John Ronquillo, University of Colorado Denver (2nd Term)
It has been an honor to serve on the ARNOVA Board of the Directors for the past three years, and it would be a pleasure to continue our work together for the next three. Throughout my time as a member of ARNOVA, I have been afforded several opportunities for scholarly development, volunteering, and leadership, and have done my best as a member of the board to expand these and other opportunities to others. Of particular interest to me, has been the increasing number of early-stage scholars that join ARNOVA, and ensuring that they have excellent professional development and mentorship opportunities. Additionally, we have worked to improve our annual conference and opportunities to present high quality research and helping to further solidify the association's status as the premier research organization for nonprofit and philanthropic studies.
I and my board colleagues have worked to improve communications throughout the association, and I am proud to have been able to work with Executive Director Shariq Siddiqui to help transition to a new website, which is a large task for an association of our size. Additionally, we as a board recently oversaw the selection of new editors of NVSQ, and we look forward to strengthening the association’s ties to the journal and ensuring its place as the leading outlet for nonprofit research. As a member of the board, I have and will continue to support programs such as the Diversity and Leadership Fellows and various grant programs supported by ARNOVA and its partners. I will continue to promote opportunities such as the Emerging Scholar Awards and Doctoral Seminar widely along with other beneficial opportunities. I am grateful for all that ARNOVA has contributed to my development as a scholar, and I hope to contribute even more in the
next three years. Thank you for your consideration.

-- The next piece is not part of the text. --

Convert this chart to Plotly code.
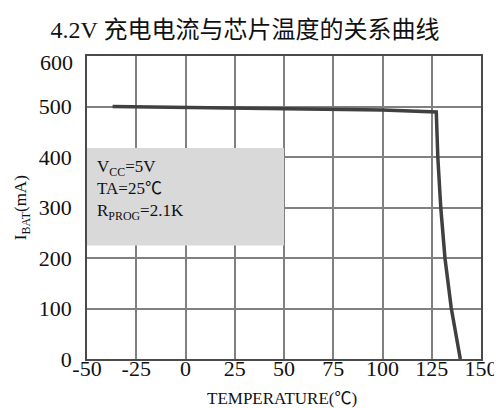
import plotly.graph_objects as go

# Data
temperature = [-37, 0, 50, 100, 127.3, 127.6, 128.1, 129.6, 131.7, 134.9, 139.5]
current = [500, 498.5, 496, 493, 489, 450, 398, 299, 200, 101, 0]

x_ticks = [-50, -25, 0, 25, 50, 75, 100, 125, 150]
y_ticks = [0, 100, 200, 300, 400, 500]
y_top_label = 600

title_text = "4.2V 充电电流与芯片温度的关系曲线"
x_title = "TEMPERATURE(℃)"
y_title = "I<sub>BAT</sub>(mA)"
note_lines = ["V<sub>CC</sub>=5V", "TA=25℃", "R<sub>PROG</sub>=2.1K"]

FONT = "Liberation Serif, Noto Sans CJK SC, serif"

W, H = 502, 408
ML, MR, MT, MB = 79, 19, 48, 57
pw = W - ML - MR
ph = H - MT - MB


def px_x(p):
    return (p - ML) / pw


def px_y(p):
    return (H - MB - p) / ph


fig = go.Figure()
fig.add_trace(go.Scatter(
    x=temperature, y=current, mode="lines",
    line=dict(color="#404040", width=3.5),
    hoverinfo="skip", showlegend=False,
))

# grey info box (between grid and traces)
fig.add_shape(type="rect", xref="x", yref="y", x0=-50, x1=50, y0=225, y1=418,
              fillcolor="#d9d9d9", line=dict(width=0), layer="between")

fig.add_annotation(
    x=-46, y=334, xref="x", yref="y", xanchor="left", yanchor="middle",
    text="<br>".join(note_lines), align="left", showarrow=False,
    font=dict(family=FONT, size=17, color="#111111"),
)

# 600 label (sits slightly below the top edge in the reference)
fig.add_annotation(
    x=0, y=y_top_label, xref="paper", yref="y", xanchor="right", yanchor="middle",
    text=str(y_top_label), showarrow=False, xshift=-12, yshift=-6,
    font=dict(family=FONT, size=22, color="#111111"),
)

# axis titles
fig.add_annotation(
    x=px_x(12), y=0.5, xref="paper", yref="paper", text=y_title, textangle=-90,
    showarrow=False, xanchor="center", yanchor="middle",
    font=dict(family=FONT, size=17, color="#111111"),
)
fig.add_annotation(
    x=px_x(279), y=px_y(390), xref="paper", yref="paper", text=x_title,
    showarrow=False, xanchor="center", yanchor="middle",
    font=dict(family=FONT, size=17, color="#111111"),
)

fig.update_layout(
    width=W, height=H,
    margin=dict(l=ML, r=MR, t=MT, b=MB),
    paper_bgcolor="white", plot_bgcolor="white",
    font=dict(family=FONT, size=22, color="#111111"),
    title=dict(text=title_text, x=237 / W, xref="container", xanchor="center",
               y=1 - 22 / H, yref="container", yanchor="middle",
               font=dict(family=FONT, size=24, color="#111111")),
    xaxis=dict(range=[-50, 150], tickvals=x_ticks, ticktext=[str(v) for v in x_ticks],
               showgrid=True, gridcolor="#808080", gridwidth=1.5,
               showline=True, linecolor="#4a4a4a", linewidth=1.5, mirror=True,
               zeroline=False, ticks="", ticklabelstandoff=-11,
               tickfont=dict(family=FONT, size=22)),
    yaxis=dict(range=[0, 600], tickvals=y_ticks, ticktext=[str(v) for v in y_ticks],
               showgrid=True, gridcolor="#808080", gridwidth=1.5,
               showline=True, linecolor="#4a4a4a", linewidth=1.5, mirror=True,
               zeroline=False, ticks="", ticklabelstandoff=9,
               tickfont=dict(family=FONT, size=22)),
)

fig.write_html("out.html")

David Suarez, Evans School of Public Policy and Governance (2nd Term)
David Suárez, Ph.D., is an associate professor at the University of Washington Evans School of Public Policy & Governance. His current research draws on organizational and sociological theory to explore a) the relationship between managerialism and organizational performance and b) the consequences of professionalization for the nonprofit sector. He is particularly interested in collaboration, advocacy, and civic engagement—issues that link nonprofits to public agencies and the policy process. Ongoing projects include research on: public-nonprofit partnerships in national parks and schools; monitoring and evaluation (M&E) practices in development NGOs; institutional change in philanthropy; education and human rights organizations. His research has been supported by the Spencer Foundation, the Aspen Institute, the Nonprofit Academic Centers Council, and the Bill & Melinda Gates Foundation. His work has been published in the Journal of Public Administration Research and Theory, the American Review of Public Administration, Administration & Society, Nonprofit and Voluntary Sector Quarterly, Voluntas, Sociology of Education, and many additional outlets. He teaches courses on public management, organizational theory, philanthropy, and leadership in the nonprofit sector.